The reason this is my initial hunch (rather than any kind of targeted campaign) is because different parts of the world interact differently with different communications platforms. For example, iMessage is very popular in USA whereas other parts of the world favour WhatsApp, or Telegram, or WeChat, etc. Is there any one concrete reason why one population might choose one "less secure" app over another "more secure" chat app/social network? I'd say probably not and yet, we see large variations depending on which border surrounds a user.

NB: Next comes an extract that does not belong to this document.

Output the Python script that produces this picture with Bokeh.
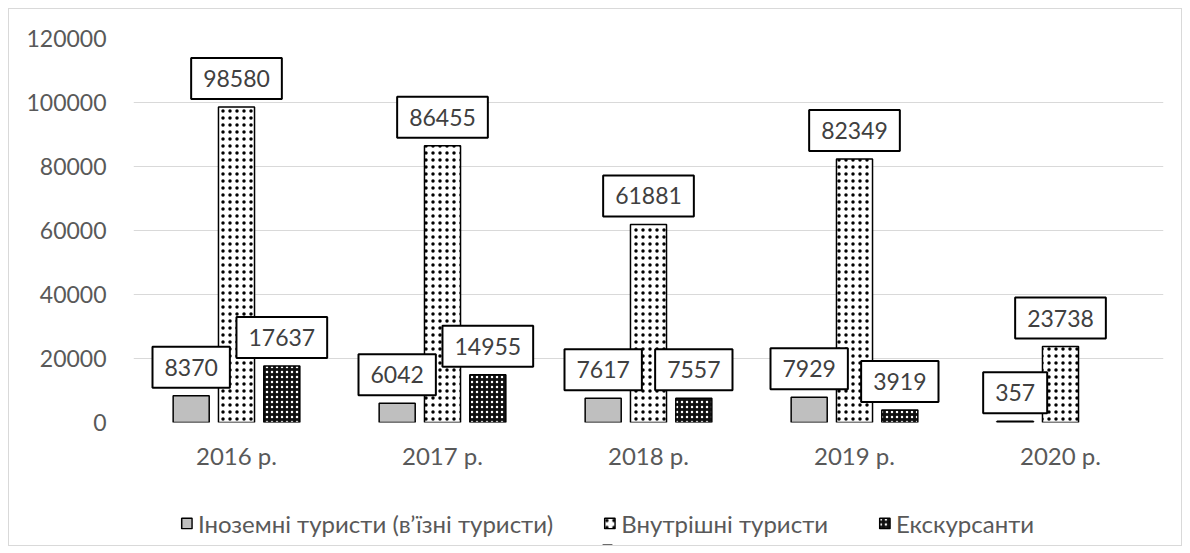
from bokeh.plotting import figure
from bokeh.layouts import column
from bokeh.models import ColumnDataSource, Legend, LegendItem, FixedTicker, Range1d
from bokeh.core.properties import value
from bokeh.transform import dodge
from bokeh.embed import file_html
from bokeh.resources import INLINE

years = ["2016 р.", "2017 р.", "2018 р.", "2019 р.", "2020 р."]
foreign = [8370, 6042, 7617, 7929, 357]
domestic = [98580, 86455, 61881, 82349, 23738]
excursion = [17637, 14955, 7557, 3919, None]
series_names = ["Іноземні туристи (в’їзні туристи)", "Внутрішні туристи", "Екскурсанти"]
y_ticks = [0, 20000, 40000, 60000, 80000, 100000, 120000]

FONT = "Lato"

p = figure(x_range=years, y_range=Range1d(0, 120000), frame_width=1030, frame_height=384,
           output_backend="svg", toolbar_location=None,
           min_border_left=124, min_border_right=16, min_border_top=29, min_border_bottom=60)
p.outline_line_color = None
p.xgrid.grid_line_color = None
p.ygrid.grid_line_color = "#d9d9d9"
p.ygrid.grid_line_width = 1
p.yaxis.ticker = FixedTicker(ticks=y_ticks)
for ax in (p.xaxis, p.yaxis):
    ax.axis_line_color = None
    ax.major_tick_line_color = None
    ax.minor_tick_line_color = None
    ax.major_label_text_font = FONT
    ax.major_label_text_color = "#595959"
p.yaxis.major_label_text_font_size = "23px"
p.xaxis.major_label_text_font_size = "24px"
p.yaxis.major_label_standoff = 21
p.xaxis.major_label_standoff = 12
p.yaxis.formatter.use_scientific = False

def make_src(vals):
    xs = [y for y, v in zip(years, vals) if v is not None]
    vs = [v for v in vals if v is not None]
    return ColumnDataSource(dict(x=xs, top=vs, label=[str(v) for v in vs]))

offsets = [-0.22, 0.0, 0.22]
W = 0.175
srcs = [make_src(foreign), make_src(domestic), make_src(excursion)]
styles = [
    dict(fill_color="#bfbfbf", line_color="black", line_width=1.5),
    dict(fill_color="white", line_color="black", line_width=1.5,
         hatch_pattern="dot", hatch_color="black", hatch_scale=7, hatch_weight=1.5),
    dict(fill_color="#111111", line_color="black", line_width=1.5,
         hatch_pattern="dot", hatch_color="white", hatch_scale=5, hatch_weight=1.5),
]
for src, off, st in zip(srcs, offsets, styles):
    p.vbar(x=dodge("x", off, range=p.x_range), top="top", width=W, source=src, **st)
for src, off in zip(srcs, offsets):
    p.text(x=dodge("x", off, range=p.x_range), y="top", text="label", source=src,
           text_align="center", text_baseline="bottom", y_offset=-8,
           text_font=value(FONT), text_font_size="23px", text_color="#404040",
           background_fill_color="white", border_line_color="black",
           border_line_width=2, padding=12)

# legend strip below the chart (proxy bars lie below its visible range)
p2 = figure(width=1172, height=63, output_backend="svg", toolbar_location=None,
            x_axis_type=None, y_axis_type=None,
            x_range=Range1d(0, 1), y_range=Range1d(0, 1),
            min_border_left=0, min_border_right=100, min_border_top=19, min_border_bottom=0)
p2.outline_line_color = None
leg_renderers = []
for st in styles:
    r = p2.vbar(x=[0.5], top=[-40], bottom=[-50], width=0.01, **st)
    leg_renderers.append(r)
legend = Legend(items=[LegendItem(label=n, renderers=[r]) for n, r in zip(series_names, leg_renderers)],
                orientation="horizontal", location="center", padding=0, margin=0,
                label_text_font=FONT, label_text_font_size="24px", label_text_color="#595959",
                glyph_width=13, glyph_height=13, spacing=50, label_standoff=5,
                border_line_color=None, background_fill_alpha=0)
p2.add_layout(legend)

layout = column(p, p2, spacing=0, styles={"border": "1px solid #d9d9d9", "margin": "8px"})

open("out.html", "w").write(file_html(layout, INLINE))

So perhaps a similar 'benign' explanation could explain the high breach rate in certain countries. Perhaps phone numbers are treated differently there too? Other than that, I have no idea. Unfortunately, I know very little about the Middle East let alone the languages there, so this is mostly just a guess.

1 comments

The rates in those countries are way too high to be some optional feature like a messenger. It has to be something that was 100% turned on in those countries, but maybe optional/opt-in in the west? Or maybe they were doing gradual rollout of the feature, and they had rolled out in those countries fully and were at like 10-20% rollout in north america?